Declarações de Joaquim de Jesus Veiga

Cota
0098.000.038
Tipologia
Declaração
Impressão
Dactilografado (2ª via)
Suporte
Papel Comum
Autor
Joaquim de Jesus Veiga
Data
Idioma
Conservação
Razoável
Imagens
3
Acesso
Público
DECLARAÇÕES DO DESERTOR JOAQUIM DE JESUS VEIGA

Natural de Guedieiros (conselho de Tabuaço, distrito de Viseu), nascido a 5 de Janeiro de 1944, filho de Aníbal Veiga e de Urbana de Jesus (residente em Guedieiros, solteiro).
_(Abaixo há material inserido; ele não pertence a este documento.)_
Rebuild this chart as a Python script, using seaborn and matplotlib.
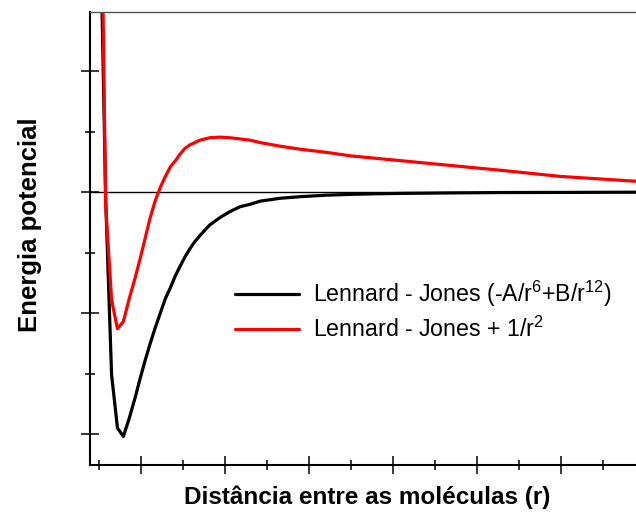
import matplotlib
matplotlib.use('Agg')
import matplotlib.pyplot as plt
from matplotlib.ticker import MultipleLocator
import seaborn as sns

# distance (arbitrary units) and potential energy
distance = [0.52, 0.58, 0.65, 0.72, 0.79, 0.86, 0.93, 0.99, 1.05, 1.11, 1.17, 1.23,
            1.29, 1.35, 1.41, 1.46, 1.52, 1.58, 1.64, 1.70, 1.82, 1.94, 2.06, 2.18,
            2.30, 2.42, 2.66, 2.90, 3.20, 3.50, 3.80, 4.10, 4.70, 5.30, 6.00, 6.90]
lj = [2.10, -0.07, -1.51, -1.95, -2.02, -1.87, -1.70, -1.54, -1.39, -1.25, -1.12, -1.00,
      -0.88, -0.79, -0.69, -0.62, -0.54, -0.47, -0.41, -0.36, -0.27, -0.21, -0.16, -0.12,
      -0.10, -0.074, -0.050, -0.037, -0.025, -0.018, -0.013, -0.010, -0.006, -0.003, -0.002, 0.0]
lj_plus = [2.96, -0.11, -0.89, -1.13, -1.07, -0.88, -0.71, -0.55, -0.38, -0.21, -0.07, 0.04,
           0.13, 0.21, 0.26, 0.31, 0.36, 0.39, 0.41, 0.43, 0.45, 0.455, 0.45, 0.44,
           0.43, 0.41, 0.38, 0.355, 0.33, 0.30, 0.28, 0.26, 0.22, 0.18, 0.13, 0.09]

lj_label = r'Lennard - Jones (-A/r$^{6}$+B/r$^{12}$)'
lj_plus_label = r'Lennard - Jones + 1/r$^{2}$'

# %%
sns.set_style('white')
plt.rcParams['font.family'] = ['Liberation Sans', 'DejaVu Sans']
plt.rcParams['text.color'] = 'black'
plt.rcParams['mathtext.fontset'] = 'custom'
plt.rcParams['mathtext.rm'] = 'Liberation Sans'
plt.rcParams['mathtext.default'] = 'regular'

fig = plt.figure(figsize=(6.36, 5.2), dpi=100)
ax = fig.add_axes([90 / 636, 1 - 465 / 520, 546 / 636, 453 / 520])

ax.axhline(0, color='black', lw=1.0, zorder=1)
sns.lineplot(x=distance, y=lj, color='black', lw=2.3, ax=ax, label=lj_label, sort=False)
sns.lineplot(x=distance, y=lj_plus, color='red', lw=2.3, ax=ax, label=lj_plus_label, sort=False)

ax.set_xlim(0.393, 6.893)
ax.set_ylim(-2.256, 1.49)

ax.xaxis.set_major_locator(MultipleLocator(1))
ax.xaxis.set_minor_locator(MultipleLocator(0.5))
ax.yaxis.set_major_locator(MultipleLocator(1))
ax.yaxis.set_minor_locator(MultipleLocator(0.5))
ax.tick_params(which='both', direction='inout', color='black', width=1.1,
               labelbottom=False, labelleft=False, bottom=True, left=True)
ax.tick_params(which='major', length=13.5)
ax.tick_params(which='minor', length=7.5)

ax.spines['right'].set_visible(False)
ax.spines['top'].set_color('#555555')
ax.spines['top'].set_linewidth(1.0)
for side in ['left', 'bottom']:
    ax.spines[side].set_color('black')
    ax.spines[side].set_linewidth(1.5)

leg = ax.legend(loc='upper left', bbox_to_anchor=(235 / 636, 1 - 279 / 520),
                bbox_transform=fig.transFigure, frameon=False, fontsize=16.7,
                handlelength=2.75, handletextpad=0.6, labelspacing=0.32,
                borderpad=0, borderaxespad=0)
for t in leg.get_texts():
    t.set_color('black')

fig.text(367 / 636, 1 - 504 / 520, 'Distância entre as moléculas (r)',
         ha='center', va='baseline', fontsize=17.5, fontweight='bold')
fig.text(30 / 636, 1 - 225 / 520, 'Energia potencial', rotation=90,
         ha='center', va='center', fontsize=18.5, fontweight='bold')

fig.savefig('out.png', dpi=100)
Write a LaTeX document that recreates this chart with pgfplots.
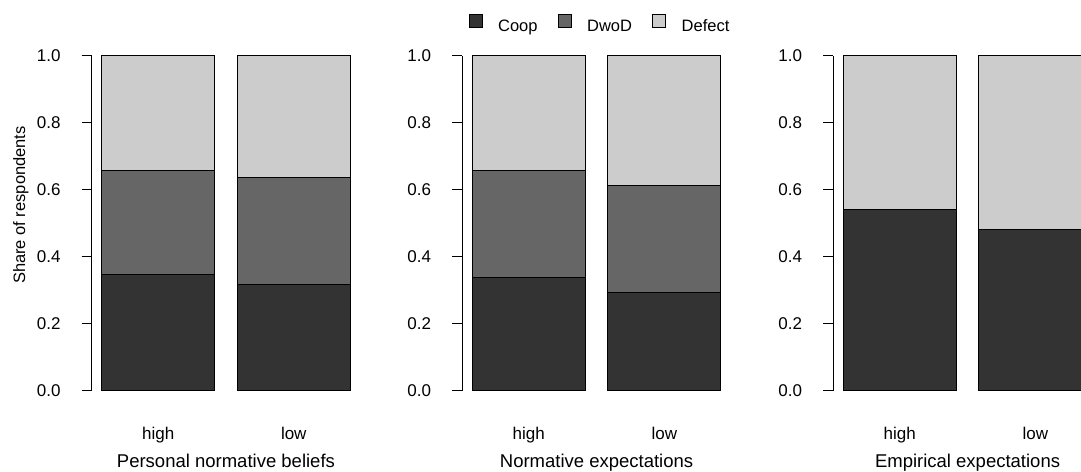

Foi incorporado na Figueira da Foz, na Companhia de Instrução de condutores Auto (CICA 2 e esteve no Regimento de Artilharia Pesada 3) Fª da Foz. Exercia a profissão de empregado de café restaurante em Sintra e de mercearia em Lisboa.
Partiu para Angola em 22 de Janeiro de 1966 no Batalhão 1874, Cª 1492. O batalhão desembarcou em Cabinda, enquanto outros três Batalhões que vinham no mesmo barco continuaram para Luanda. O seu Batalhão foi para o Belize e dali dividiu-se entre Beliza (2 companhias), Luali (1 Cª) Caio Njembo (1 Cª), Miconje (1 Cª). A sua companhia foi para o Luali.
As tropas estão distribuídas em companhias. No Luali não teve nenhuma acção. Esteve lá cerca de 15 meses. Faziam algumas patrulhas. As viaturas iam do Luali ao Buco Zau, passando por Belize.
DOCUMENTOS QUE POSSUI – BI civil e BI de tropa, Carta de condução militar (Os 2 primeiros estão com autoridades congolesas).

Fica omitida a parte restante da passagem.